Marco Aurélio Bittencourt

Já sabemos que, em nome de uma análise com teor científico, necessitamos de dois elementos: modelo e prova do seu funcionamento. O modelo pode ser visto, num sentido amplo, como uma narrativa que embute alguma matemática ou lógica. Para sua consolidação teórica, precisa ter dados e teste. Este é o pacote científico numa versão livre e resumida. O ponto é que os dois elementos se casam, mas podem ser elaborados separadamente. Vou me ater ao campo da narrativa sobre o tema proposto.

Algumas hipóteses são imprescindíveis. Vejamos o contexto. Aqui falamos das importações livres pela internet que alcançam o limite de US$ 50,00. Supomos que os compradores locais , ao comprar tais produtos, alcancem alguma folga financeira que , por hipótese, se dirige ao mercado interno. Então, há um efeito tributário indireto pela compra do produto estrangeiro: o aumento da arrecadação decorrente dessa folga financeira que se dirige aos produtos locais. Outra hipótese que assumimos que tais produtos importados atendem a uma faixa populacional de poucos recursos, podendo incluir outras faixas. Não tenho os dados sobre isso. Então nessa contabilidade hipotética quem ganha e quem perde? Ganham os consumidores. Perdem as empresas que teoricamente competem com as importações asiáticas. Quais seriam essas empresas? Lojas americanas, Rener, Magazine Luíza, Carrefour e similares. Em outras palavras, para produtos que saem , pela importação asiática, por R$ 120,00 estariam sendo vendidas , digamos, por R$ 170,00, ou seja, não conseguem competir. De novo, não tenho os dados. É uma estimativa.

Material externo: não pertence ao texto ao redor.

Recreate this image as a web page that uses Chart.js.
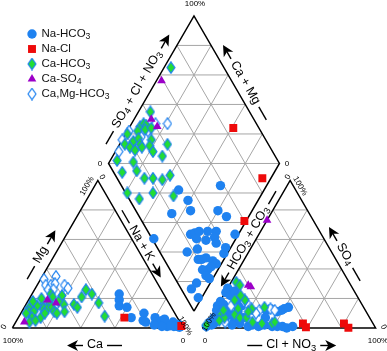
<!DOCTYPE html>
<html>
<head>
<meta charset="utf-8">
<script src="https://cdn.jsdelivr.net/npm/chart.js@4.4.0/dist/chart.umd.min.js"></script>
<style>
  html, body { margin: 0; padding: 0; background: #fff; }
  #wrap { width: 387px; height: 351px; }
</style>
</head>
<body>
<div id="wrap"><canvas id="piper" width="387" height="351"></canvas></div>
<script>
// cation triangle: [Ca %, Mg %]  (Na + K is the rest)
const cationNaHCO3 = [[26,23],[28,19],[30,15],[26,14],[27,7],[18,10],[21,5],[20,4],[13,7],[14,4],[10,5],[9,3],[6,2],[3.5,2],[3,1],[4,4],[9,1],[1.5,2.4],[8,6],[5,1],[1,1],[2,0.5],[7,1.5],[12,1],[16,2]];
const cationNaCl = [[31,7],[0.5,1.3]];
const cationCaHCO3 = [[66,23],[66,21],[60,22],[70,17],[75,15],[78,15],[83,14],[85,11],[82,11],[80,7],[85,7],[88,4],[84,5],[75,13],[73,13],[70,14],[70,11],[69,10],[62,16],[64,11],[56,16],[55,14],[49,21],[44,26],[42,23],[41,17],[42,8],[87,10],[76,10],[79,18],[73,20],[64,18]];
const cationCaSO4 = [[70,19],[66,17],[91,4]];
const cationCaMgHCO3 = [[65,33],[57,35],[66,29],[63,29],[60,30],[55,29],[54,27],[66,26],[63,26],[80,10]];

// anion triangle: [Cl + NO3 %, SO4 %]  (HCO3 + CO3 is the rest)
const anionNaHCO3 = [[0,27],[0.4,24],[4,22],[5,25],[0.3,18],[0,15],[3,16],[7,13],[3,11],[2,7],[6,10],[9,6],[11,9],[14,11],[15,5],[19,3],[25,1],[27,2],[31,1],[34,2],[39,1],[42,1],[45,1],[39,12],[40,13],[0.5,1],[3,2],[1,4],[4,3],[15,2],[19,7],[9,19],[14,15],[1,12],[30,12],[32,13],[42,14],[48,0],[51,1],[37,11],[32,7]];
const anionNaCl = [[56,3],[59,0.5],[80,3],[84,0.2]];
const anionCaHCO3 = [[3,31],[6,29],[8,19],[13,13],[13,9],[17,7],[21,7],[21,13],[28,14],[26,4],[32,3],[38,3],[5,9],[8,7],[6,5],[5,12],[14,19],[20,11],[10,22],[0,2],[39,4]];
const anionCaSO4 = [[11,29],[13,28],[0,73]];
const anionCaMgHCO3 = [[16,17],[26,12],[32,13],[5,10],[8,15],[14,18],[35,12],[25,10],[10,4]];

// diamond: [SO4 + Cl + NO3 %, Ca + Mg %]
const diamondNaHCO3 = [[32,50],[58,27],[34,41],[20,46],[32,36],[48,20],[51,13],[40,14],[50,2],[24,28],[27,26],[30,24],[26,23],[1,48],[16,24],[23,19],[37,2],[25,11],[20,15],[28,6],[29,3],[22,6],[19,9],[19,5],[20,2],[6,9],[7,2],[35,19],[31,17],[37,13],[36,10],[25,5],[11,8],[22,13],[40,3]];
const diamondNaCl = [[85,39],[85,5],[60,1]];
const diamondCaHCO3 = [[42,93],[31,94],[34,93],[35,91],[28,94],[33,90],[37,87],[21,99],[22,93],[26,91],[25,88],[16,97],[18,93],[20,89],[25,86],[33,83],[30,82],[41,72],[30,78],[34,71],[6,96],[15,86],[5,89],[14,81],[16,74],[21,69],[26,63],[32,60],[1,79],[6,70],[16,64],[27,51],[69,96]];
const diamondCaSO4 = [[40,90],[41,84],[59,97]];
const diamondCaMgHCO3 = [[48,79],[23,99],[16,100],[10,98],[20,93],[34,88],[41,86],[28,90]];

const gridSteps = [20, 40, 60, 80];

// layout of the three plots (in canvas units)
const SIDE = 176;
const H = SIDE * Math.sqrt(3) / 2;
const CAT0 = { x: 7, y: 333 };
const AN0 = { x: 205, y: 333 };
const DIA0 = { x: 194, y: 315.5 };
const FONT = '"Liberation Sans", Arial, sans-serif';

const cationXY = ([ca, mg]) => {
  const na = 100 - ca - mg;
  return { x: CAT0.x + SIDE * (na + mg / 2) / 100, y: CAT0.y - H * mg / 100 };
};
const anionXY = ([cl, so4]) => ({ x: AN0.x + SIDE * (cl + so4 / 2) / 100, y: AN0.y - H * so4 / 100 });
const diamondXY = ([a, c]) => ({ x: DIA0.x + (SIDE / 2) * (a - c) / 100, y: DIA0.y - H * (a + c) / 100 });

// grid + outlines
const gridColor = '#a6a6a6';
const lineSets = [];
const addLine = (pts, color, width, order) => lineSets.push({
  data: pts, showLine: true, pointRadius: 0, borderColor: color, borderWidth: width, fill: false, order
});

gridSteps.forEach(k => {
  addLine([cationXY([100 - k, k]), cationXY([0, k])], gridColor, 1, 100);
  addLine([cationXY([k, 0]), cationXY([k, 100 - k])], gridColor, 1, 100);
  addLine([cationXY([100 - k, 0]), cationXY([0, 100 - k])], gridColor, 1, 100);
  addLine([anionXY([0, k]), anionXY([100 - k, k])], gridColor, 1, 100);
  addLine([anionXY([k, 0]), anionXY([k, 100 - k])], gridColor, 1, 100);
  addLine([anionXY([100 - k, 0]), anionXY([0, 100 - k])], gridColor, 1, 100);
  addLine([diamondXY([k, 0]), diamondXY([k, 100])], gridColor, 1, 100);
  addLine([diamondXY([0, k]), diamondXY([100, k])], gridColor, 1, 100);
});
for (let s = 20; s < 200; s += 20) {
  const left = s <= 100 ? [0, s] : [s - 100, 100];
  const right = s <= 100 ? [s, 0] : [100, s - 100];
  addLine([diamondXY(left), diamondXY(right)], gridColor, 1, 100);
}
addLine([[100, 0], [0, 100], [0, 0], [100, 0]].map(cationXY), '#000', 1.5, 90);
addLine([[0, 0], [0, 100], [100, 0], [0, 0]].map(anionXY), '#000', 1.5, 90);
addLine([[0, 0], [0, 100], [100, 100], [100, 0], [0, 0]].map(diamondXY), '#000', 1.5, 90);

// diamond markers (taller than wide)
function diamondMark(fill) {
  const c = document.createElement('canvas');
  c.width = 10; c.height = 13;
  const g = c.getContext('2d');
  g.beginPath();
  g.moveTo(5, 0.8); g.lineTo(9, 6.5); g.lineTo(5, 12.2); g.lineTo(1, 6.5); g.closePath();
  g.fillStyle = fill; g.fill();
  g.strokeStyle = '#1f82f0'; g.lineWidth = 1.2; g.stroke();
  return c;
}

const series = [
  { label: 'Na-HCO3', cation: cationNaHCO3, anion: anionNaHCO3, diamond: diamondNaHCO3,
    pointStyle: 'circle', radius: 4.7, color: '#1f82f0', order: 5 },
  { label: 'Na-Cl', cation: cationNaCl, anion: anionNaCl, diamond: diamondNaCl,
    pointStyle: 'rect', radius: 5.6, color: '#ee0a0a', order: 4 },
  { label: 'Ca-HCO3', cation: cationCaHCO3, anion: anionCaHCO3, diamond: diamondCaHCO3,
    pointStyle: diamondMark('#22dd33'), radius: 5, color: '#22dd33', order: 2 },
  { label: 'Ca-SO4', cation: cationCaSO4, anion: anionCaSO4, diamond: diamondCaSO4,
    pointStyle: 'triangle', radius: 5, color: '#9c00c8', order: 1 },
  { label: 'Ca,Mg-HCO3', cation: cationCaMgHCO3, anion: anionCaMgHCO3, diamond: diamondCaMgHCO3,
    pointStyle: diamondMark('#ffffff'), radius: 5, color: '#ffffff', order: 3 }
];

const pointSets = series.map(s => ({
  label: s.label,
  data: [...s.cation.map(cationXY), ...s.anion.map(anionXY), ...s.diamond.map(diamondXY)],
  pointStyle: s.pointStyle,
  pointRadius: s.radius,
  backgroundColor: s.color,
  borderColor: s.color,
  borderWidth: 0,
  order: s.order
}));

// text helpers: digits in chemical names are subscripts
function chemRuns(str) {
  const runs = [];
  for (const ch of str) {
    const sub = /[0-9]/.test(ch);
    if (runs.length && runs[runs.length - 1].sub === sub) runs[runs.length - 1].t += ch;
    else runs.push({ t: ch, sub });
  }
  return runs;
}
function chemWidth(ctx, str, size) {
  let w = 0;
  for (const r of chemRuns(str)) {
    ctx.font = (r.sub ? size * 0.75 : size) + 'px ' + FONT;
    w += ctx.measureText(r.t).width;
  }
  return w;
}
function chemText(ctx, str, x, y, size) {
  ctx.textAlign = 'left';
  ctx.textBaseline = 'middle';
  for (const r of chemRuns(str)) {
    ctx.font = (r.sub ? size * 0.75 : size) + 'px ' + FONT;
    ctx.fillText(r.t, x, r.sub ? y + size * 0.25 : y);
    x += ctx.measureText(r.t).width;
  }
}
function edgePos(p0, p1, t, off) {
  const dx = p1.x - p0.x, dy = p1.y - p0.y, len = Math.hypot(dx, dy);
  return { x: p0.x + dx * t + dy / len * off, y: p0.y + dy * t - dx / len * off };
}
function axisLabel(ctx, pos, angle, str, arrowAtEnd) {
  const size = 12.5;
  ctx.save();
  ctx.translate(pos.x, pos.y);
  ctx.rotate(angle);
  ctx.fillStyle = '#000';
  ctx.strokeStyle = '#000';
  ctx.lineWidth = 1.4;
  const w = chemWidth(ctx, str, size);
  chemText(ctx, str, -w / 2, 0, size);
  const g = 4, dash = 15, arr = 16, s = arrowAtEnd ? 1 : -1;
  ctx.beginPath();
  ctx.moveTo(-s * (w / 2 + g), 0.5);
  ctx.lineTo(-s * (w / 2 + g + dash), 0.5);
  ctx.stroke();
  const a0 = s * (w / 2 + g), a1 = s * (w / 2 + g + arr);
  ctx.beginPath();
  ctx.moveTo(a0, 0.5);
  ctx.lineTo(a1 - s * 6, 0.5);
  ctx.stroke();
  ctx.beginPath();
  ctx.moveTo(a1, 0.5);
  ctx.lineTo(a1 - s * 11, -5);
  ctx.lineTo(a1 - s * 8, 0.5);
  ctx.lineTo(a1 - s * 11, 6);
  ctx.closePath();
  ctx.fill();
  ctx.restore();
}
function tick(ctx, str, x, y, angle) {
  ctx.save();
  ctx.translate(x, y);
  ctx.rotate(angle || 0);
  ctx.font = '8px ' + FONT;
  ctx.fillStyle = '#000';
  ctx.textAlign = 'center';
  ctx.textBaseline = 'middle';
  ctx.fillText(str, 0, 0);
  ctx.restore();
}

const labelPlugin = {
  id: 'piperLabels',
  afterDraw(chart) {
    const ctx = chart.ctx;
    const up = -Math.PI / 3, down = Math.PI / 3;
    const cBL = cationXY([100, 0]), cT = cationXY([0, 100]), cBR = cationXY([0, 0]);
    const aBL = anionXY([0, 0]), aT = anionXY([0, 100]), aBR = anionXY([100, 0]);
    const dL = diamondXY([0, 100]), dT = diamondXY([100, 100]), dR = diamondXY([100, 0]);

    axisLabel(ctx, edgePos(cBL, cT, 0.48, 10), up, 'Mg', true);
    axisLabel(ctx, edgePos(cT, cBR, 0.44, 9), down, 'Na + K', true);
    axisLabel(ctx, edgePos(cBL, cBR, 0.5, -12), 0, 'Ca', false);
    axisLabel(ctx, edgePos(aBL, aT, 0.59, 10), up, 'HCO3 + CO3', false);
    axisLabel(ctx, edgePos(aT, aBR, 0.51, 8.5), down, 'SO4', false);
    axisLabel(ctx, edgePos(aBL, aBR, 0.49, -12), 0, 'Cl + NO3', true);
    axisLabel(ctx, edgePos(dL, dT, 0.45, 10), up, 'SO4 + Cl + NO3', true);
    axisLabel(ctx, edgePos(dT, dR, 0.5, 8.5), down, 'Ca + Mg', false);

    tick(ctx, '100%', cT.x - 8, cT.y + 5.5, up);
    tick(ctx, '0', cT.x + 7, cT.y - 3.6, down);
    tick(ctx, '100%', cBL.x + 6, cBL.y + 8);
    tick(ctx, '0', cBL.x - 3, cBL.y - 6, up);
    tick(ctx, '100%', cBR.x + 2, cBR.y - 7, down);
    tick(ctx, '0', cBR.x, cBR.y + 8);
    tick(ctx, '100%', aBL.x + 4, aBL.y - 11, up);
    tick(ctx, '0', aBL.x, aBL.y + 8);
    tick(ctx, '0', aT.x - 5, aT.y - 3.6, up);
    tick(ctx, '100%', aT.x + 7, aT.y + 5.5, down);
    tick(ctx, '0', aBR.x + 2.5, aBR.y - 6, down);
    tick(ctx, '100%', aBR.x - 3, aBR.y + 8);
    tick(ctx, '100%', dT.x + 1, dT.y - 6.5);
    tick(ctx, '0', dL.x - 6, dL.y + 1);
    tick(ctx, '0', dR.x + 5, dR.y + 1);

    // legend
    const pts = chart.data.datasets.filter(d => d.label);
    pts.forEach((d, i) => {
      const x = 32, y = 34 + i * 15;
      ctx.save();
      ctx.fillStyle = d.backgroundColor;
      ctx.strokeStyle = d.borderColor;
      Chart.helpers.drawPoint(ctx, { pointStyle: d.pointStyle, radius: d.pointRadius, borderWidth: 0, rotation: 0 }, x, y);
      ctx.restore();
      ctx.fillStyle = '#111';
      chemText(ctx, d.label, 41.5, y, 11.5);
    });
  }
};

new Chart(document.getElementById('piper'), {
  type: 'scatter',
  data: { datasets: [...lineSets, ...pointSets] },
  options: {
    responsive: false,
    animation: false,
    events: [],
    layout: { padding: 0 },
    scales: {
      x: { type: 'linear', min: 0, max: 387, display: false },
      y: { type: 'linear', min: 0, max: 351, reverse: true, display: false }
    },
    plugins: { legend: { display: false }, tooltip: { enabled: false } }
  },
  plugins: [labelPlugin]
});
</script>
</body>
</html>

O fisco ainda manteria receita sobre os R$ 50,00 que se dirigiria ao mercado interno; digamos 20% sobre os R$ 50,00, ou seja, R$ 10,00.

Agora, façamos o experimento: impor alíquota sobre os produtos importados. A questão fundamental: qual a alíquota ? Suponhamos dois casos: uma impeditiva e outra parcialmente impeditiva. No primeiro caso, não se tem arrecadação fiscal pelas importações que iriam a zero.  Então os R$ 50 seriam perdidos com prejuízo de R$ 10,00 para o fisco. Mais agora o importador brasileiro tem que pagar pelo produto R$ 170,00. Certamente, irá reduzir suas compras. Então suponha que isso acarrete uma redução pela metade no valor gasto, ou seja R$ 85,00 iria se dirigir ao mercado interno. Isso daria, um ganho tributário de R$ 17,00 e liquidamente R$ 7,00 (computando a perda pelo comercio internacional – o ganho indireto pela folga orçamentária). Certamente, pelo aumento de preços que agora o consumidor se depara, terá que reescalonar seus gastos , reduzindo-os e isso tem um efeito recessivo indireto que apareceria ao longo do tempo. Quem ganharia? Certamente, os empresários citados que teriam suas vendas acrescidas pelo redirecionamento forçado da demanda. O fisco, ganharia residualmente e declinante. E os pobres pagariam a conta. Qualquer outra alíquota, abaixo do limite impeditivo, traria alguma combinação desses valores, com ganhos para o fisco e o empresário.

As contas exatas requerem estimativas mais precisas. Independentemente dessa estimativa, a lógica básica se manteria: os consumidores mais pobres perderiam, os empresários ineficientes contariam com a proteção tarifária e o fisco aumentaria residualmente sua arrecadação, mas de forma declinante. Portanto, do ponto de vista social, o ganho fiscal certamente não superaria a perda de bem-estar da população.

Trata-se, portanto, de uma velha política brasileira: o domínio de grupos de interesse sobre a política, usando-a em seu benefício. Nessa luta política, vale todo tipo de propaganda, como a de injustiça tributária por isentar importações. Como sabemos, as exportações não são, como boa regra de comércio externo, taxadas e assim cada país escolhe o que taxar de produtos importados; o que depende de negociações, pela possibilidade de simples retaliação. As empresas estrangeiras não mudariam sua posição, exceto se a faixa tributária lhe permitir alguma competição.